If this is a deal-breaker, always:
- Book a non-smoking room type explicitly
- Check recent reviews for mentions of smoke smell
Bathrooms
You’ll see:
- Prefab “unit baths” in business hotels (all-in-one moulded bathroom modules)
- Shared bathing in ryokan and guesthouses (plus shared or private toilets)
- Separate onsen facilities where you bathe communally and then soak
If you’re unsure, check whether your room has a private bathroom, shared facilities, or both options.
Heating and drying
Rooms are generally well-heated, and many have:
- Hot water radiators or air-con units with heating mode
- Space to hang wet gear in entry areas or bathrooms
Still, don’t expect a full dry-room in every property. A small travel clothesline and a few hangers go a long way.
Example stay strategies for a Japan ski trip
These are patterns that work well for different kinds of trips.
“All-in” ski-in/ski-out week
- 5–7 nights in a hotel or condo right by the lifts
- Maximise skiing, minimise logistics
- Best for families and people doing one big trip with minimal moving around
City base + multiple resorts
- 5–10 nights in a city like Asahikawa, Nagano, Yuzawa or Morioka
- Day trips by train, bus or car to different ski areas
- Best for pow chasers and people who like variety, food and nightlife
Split-base trip
- 3–4 nights ski-in/ski-out at one resort
- 3–4 nights in a nearby city or different region
- Great way to sample both the “resort bubble” and more local Japan in one hit
FAQ: Japan ski accommodation
Is ski-in/ski-out worth it in Japan?
If you’ve got young kids, limited days, or you just want an easy life, yes – it’s often worth the premium.
If you’re on a tighter budget, love exploring, or plan to ski multiple resorts, you’ll often get better value in a village or city base and trade a bit of convenience for a lot more flexibility.
Is it better to stay in Sapporo or at a Hokkaido resort?
For pure ski time and easy mornings, staying at or near the resort wins.
For food, nightlife, and variety (especially if you’re comfortable with buses), Sapporo or regional cities like Asahikawa can be brilliant bases for a cheaper, more flexible trip. Think of Sapporo stays as “city + ski”, not just “ski resort holiday”.
Are ryokan good with kids?
Plenty are, but check:
- Whether they have family rooms or allow kids in tatami rooms
- Mealtime flexibility (set dinner times, kids’ menus, etc.)
- House rules around baths and quiet hours
For very young kids, some families prefer Western-style rooms or apartments so bedtime and naps are easier.
Can I cook my own meals on a Japan ski trip?
Yes, if you book an apartment/condo with a kitchen or a lodge with a guest kitchen.
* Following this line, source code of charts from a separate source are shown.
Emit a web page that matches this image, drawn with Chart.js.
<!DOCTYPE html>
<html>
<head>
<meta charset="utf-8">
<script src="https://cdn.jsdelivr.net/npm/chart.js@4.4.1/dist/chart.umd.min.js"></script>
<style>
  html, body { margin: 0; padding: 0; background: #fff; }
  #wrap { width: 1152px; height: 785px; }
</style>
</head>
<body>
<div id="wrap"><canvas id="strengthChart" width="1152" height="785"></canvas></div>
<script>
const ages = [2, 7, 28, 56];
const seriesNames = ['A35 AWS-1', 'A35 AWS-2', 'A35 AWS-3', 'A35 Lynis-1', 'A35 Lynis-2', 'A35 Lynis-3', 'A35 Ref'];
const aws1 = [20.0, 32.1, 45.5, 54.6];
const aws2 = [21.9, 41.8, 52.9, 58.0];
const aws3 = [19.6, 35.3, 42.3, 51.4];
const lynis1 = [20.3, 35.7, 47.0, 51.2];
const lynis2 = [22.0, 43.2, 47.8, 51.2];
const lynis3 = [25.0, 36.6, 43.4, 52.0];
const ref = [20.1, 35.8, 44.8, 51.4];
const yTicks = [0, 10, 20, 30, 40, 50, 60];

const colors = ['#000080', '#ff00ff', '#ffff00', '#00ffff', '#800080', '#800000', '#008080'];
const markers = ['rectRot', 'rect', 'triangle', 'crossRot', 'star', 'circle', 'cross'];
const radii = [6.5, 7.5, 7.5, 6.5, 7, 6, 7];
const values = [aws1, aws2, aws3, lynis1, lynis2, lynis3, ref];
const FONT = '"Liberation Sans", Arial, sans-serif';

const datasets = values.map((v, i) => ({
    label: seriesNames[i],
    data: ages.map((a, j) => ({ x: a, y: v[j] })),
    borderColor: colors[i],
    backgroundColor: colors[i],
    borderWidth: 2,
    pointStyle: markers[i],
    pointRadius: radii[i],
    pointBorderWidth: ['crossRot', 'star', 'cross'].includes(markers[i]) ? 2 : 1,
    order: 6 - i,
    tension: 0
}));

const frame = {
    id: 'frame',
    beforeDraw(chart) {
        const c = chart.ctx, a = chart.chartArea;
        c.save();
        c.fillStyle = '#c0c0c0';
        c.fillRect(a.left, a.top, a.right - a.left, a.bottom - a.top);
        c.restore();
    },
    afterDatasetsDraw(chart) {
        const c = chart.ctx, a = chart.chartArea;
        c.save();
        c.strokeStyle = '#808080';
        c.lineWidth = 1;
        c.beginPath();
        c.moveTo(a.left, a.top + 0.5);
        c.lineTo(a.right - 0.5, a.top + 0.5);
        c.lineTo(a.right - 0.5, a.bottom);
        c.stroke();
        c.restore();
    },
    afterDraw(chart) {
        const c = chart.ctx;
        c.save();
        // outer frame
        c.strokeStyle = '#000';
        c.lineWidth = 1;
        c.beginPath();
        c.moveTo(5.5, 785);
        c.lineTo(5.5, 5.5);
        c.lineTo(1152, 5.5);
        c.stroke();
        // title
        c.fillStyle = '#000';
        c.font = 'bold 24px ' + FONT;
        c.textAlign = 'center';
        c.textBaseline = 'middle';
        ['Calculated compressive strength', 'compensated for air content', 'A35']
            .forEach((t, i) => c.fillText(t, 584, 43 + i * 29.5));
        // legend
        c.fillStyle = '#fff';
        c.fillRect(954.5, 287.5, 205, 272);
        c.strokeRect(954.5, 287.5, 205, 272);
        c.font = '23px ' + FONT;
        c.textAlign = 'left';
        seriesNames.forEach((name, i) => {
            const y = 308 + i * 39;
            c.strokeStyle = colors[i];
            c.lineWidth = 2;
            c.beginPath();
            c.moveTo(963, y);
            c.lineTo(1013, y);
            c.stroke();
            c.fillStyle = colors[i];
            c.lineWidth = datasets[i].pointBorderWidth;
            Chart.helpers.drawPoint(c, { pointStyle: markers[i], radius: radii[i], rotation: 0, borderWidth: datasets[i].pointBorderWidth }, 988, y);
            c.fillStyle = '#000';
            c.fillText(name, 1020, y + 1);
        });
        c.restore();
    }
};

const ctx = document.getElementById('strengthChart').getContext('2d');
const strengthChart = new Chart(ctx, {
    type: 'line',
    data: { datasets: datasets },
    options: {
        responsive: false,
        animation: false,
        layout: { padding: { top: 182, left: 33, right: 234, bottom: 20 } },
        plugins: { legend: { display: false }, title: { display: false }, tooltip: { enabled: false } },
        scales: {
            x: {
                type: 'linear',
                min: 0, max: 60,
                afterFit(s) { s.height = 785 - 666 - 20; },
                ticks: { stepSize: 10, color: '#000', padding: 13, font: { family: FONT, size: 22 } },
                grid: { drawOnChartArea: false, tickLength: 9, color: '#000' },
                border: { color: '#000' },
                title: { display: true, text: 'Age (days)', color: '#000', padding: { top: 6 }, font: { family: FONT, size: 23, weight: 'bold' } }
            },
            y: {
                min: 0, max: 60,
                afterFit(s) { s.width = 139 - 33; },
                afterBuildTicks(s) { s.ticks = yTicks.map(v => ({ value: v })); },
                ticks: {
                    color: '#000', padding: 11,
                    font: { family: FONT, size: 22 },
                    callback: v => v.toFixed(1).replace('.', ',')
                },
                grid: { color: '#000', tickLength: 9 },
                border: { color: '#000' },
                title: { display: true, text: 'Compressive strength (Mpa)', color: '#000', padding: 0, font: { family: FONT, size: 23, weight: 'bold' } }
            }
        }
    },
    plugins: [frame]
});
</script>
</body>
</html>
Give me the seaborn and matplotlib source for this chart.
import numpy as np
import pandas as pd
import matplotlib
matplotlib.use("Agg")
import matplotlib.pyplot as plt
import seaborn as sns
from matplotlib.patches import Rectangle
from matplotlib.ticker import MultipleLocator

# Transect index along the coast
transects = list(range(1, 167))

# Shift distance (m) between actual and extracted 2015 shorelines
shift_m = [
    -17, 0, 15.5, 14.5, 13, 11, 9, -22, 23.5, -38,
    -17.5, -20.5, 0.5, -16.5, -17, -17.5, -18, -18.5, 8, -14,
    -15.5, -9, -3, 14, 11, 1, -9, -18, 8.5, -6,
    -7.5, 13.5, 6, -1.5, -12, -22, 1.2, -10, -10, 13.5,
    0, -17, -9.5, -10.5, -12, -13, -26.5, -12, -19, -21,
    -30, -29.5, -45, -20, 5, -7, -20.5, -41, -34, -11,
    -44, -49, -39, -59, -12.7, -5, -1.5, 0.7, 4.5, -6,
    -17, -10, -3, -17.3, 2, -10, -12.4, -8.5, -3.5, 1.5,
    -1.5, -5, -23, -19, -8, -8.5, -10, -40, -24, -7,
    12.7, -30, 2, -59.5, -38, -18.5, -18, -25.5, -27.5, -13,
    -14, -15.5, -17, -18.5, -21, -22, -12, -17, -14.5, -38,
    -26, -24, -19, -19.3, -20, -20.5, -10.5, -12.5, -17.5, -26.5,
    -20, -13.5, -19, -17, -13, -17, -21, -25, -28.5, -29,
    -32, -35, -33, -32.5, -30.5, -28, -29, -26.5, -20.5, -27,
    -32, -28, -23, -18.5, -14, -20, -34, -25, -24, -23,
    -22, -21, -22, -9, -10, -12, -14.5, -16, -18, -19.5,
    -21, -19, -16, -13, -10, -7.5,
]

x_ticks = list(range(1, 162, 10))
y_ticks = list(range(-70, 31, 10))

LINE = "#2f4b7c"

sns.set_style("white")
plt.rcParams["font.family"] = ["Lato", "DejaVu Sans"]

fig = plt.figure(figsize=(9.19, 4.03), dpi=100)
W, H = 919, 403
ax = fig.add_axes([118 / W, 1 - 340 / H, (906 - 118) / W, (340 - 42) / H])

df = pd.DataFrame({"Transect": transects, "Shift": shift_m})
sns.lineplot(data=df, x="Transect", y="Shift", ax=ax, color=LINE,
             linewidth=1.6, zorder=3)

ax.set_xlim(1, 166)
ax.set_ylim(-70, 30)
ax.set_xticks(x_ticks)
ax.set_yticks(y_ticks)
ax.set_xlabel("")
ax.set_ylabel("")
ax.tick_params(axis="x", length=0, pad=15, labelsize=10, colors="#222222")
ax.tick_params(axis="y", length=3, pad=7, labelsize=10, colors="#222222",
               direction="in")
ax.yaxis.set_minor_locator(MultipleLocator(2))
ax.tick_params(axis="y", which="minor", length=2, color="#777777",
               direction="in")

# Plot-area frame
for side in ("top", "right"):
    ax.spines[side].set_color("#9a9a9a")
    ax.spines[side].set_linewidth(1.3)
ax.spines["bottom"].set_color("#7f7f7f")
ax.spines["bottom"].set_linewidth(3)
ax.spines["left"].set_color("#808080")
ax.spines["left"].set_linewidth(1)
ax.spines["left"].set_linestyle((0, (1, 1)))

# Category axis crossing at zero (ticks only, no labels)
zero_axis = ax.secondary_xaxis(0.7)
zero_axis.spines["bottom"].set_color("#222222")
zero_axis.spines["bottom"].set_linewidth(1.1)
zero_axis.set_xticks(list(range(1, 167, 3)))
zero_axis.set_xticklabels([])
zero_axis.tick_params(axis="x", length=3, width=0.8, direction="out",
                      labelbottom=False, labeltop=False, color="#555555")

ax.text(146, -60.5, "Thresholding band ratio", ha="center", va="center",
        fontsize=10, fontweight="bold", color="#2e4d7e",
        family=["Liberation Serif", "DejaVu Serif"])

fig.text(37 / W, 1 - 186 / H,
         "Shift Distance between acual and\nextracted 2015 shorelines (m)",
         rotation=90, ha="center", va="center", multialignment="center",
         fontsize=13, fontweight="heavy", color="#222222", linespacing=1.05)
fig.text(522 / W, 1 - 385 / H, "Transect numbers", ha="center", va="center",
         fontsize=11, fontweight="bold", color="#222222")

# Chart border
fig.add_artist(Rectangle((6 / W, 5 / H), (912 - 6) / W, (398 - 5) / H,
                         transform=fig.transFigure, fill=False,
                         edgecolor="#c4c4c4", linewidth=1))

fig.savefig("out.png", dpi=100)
You’ll also find microwaves and hot water kettles in many business hotels.
If self-catering is a big part of your budget plan, prioritise accommodation with:
- A proper kitchenette
- Nearby supermarkets or convenience stores
- Clear listing details about what’s actually in the kitchen (stove, microwave, basic cookware)
Do Japanese ski hotels have English-speaking staff?
In major international resorts, usually yes – at least at the front desk.
In smaller ski towns, cities and local pensions, English can be more limited. That said, Japan is well-practised at helping visitors get by with:
- Translation apps
- Printed info sheets
- Lots of pointing, smiling and patience
If you’re nervous, gravitate towards properties that highlight English support in their descriptions or reviews.
How far in advance should I book accommodation?
Rough guide:
- For New Year and mid-January in marquee resorts: think 6–12 months ahead for the best choice, especially for ski-in/ski-out and family rooms.
- For February and popular weekends: several months ahead is wise.
- For March and early April: you’ll usually have more flexibility, but popular spots and weekends can still book out.
If you know your dates and must-have location style (e.g. “ski-in for 5 nights with kids”), book sooner rather than later.
Final thoughts: match your bed to your version of Japow
There’s no single “best” place to stay on a Japan ski trip – just best fits for different kinds of riders:
- Ski-in/ski-out for maximum convenience
- Village bases for balance and vibe
- City bases for value, variety and serious pow-chasing
Layer on the right accommodation type – ryokan, pension, business hotel, condo or hostel – and you can build a stay that matches your crew, budget and appetite for adventure.
Get this piece right and the rest of your trip gets so much easier: less stress, smoother mornings, better food, and more energy left for what you’re really there for – chasing Japow.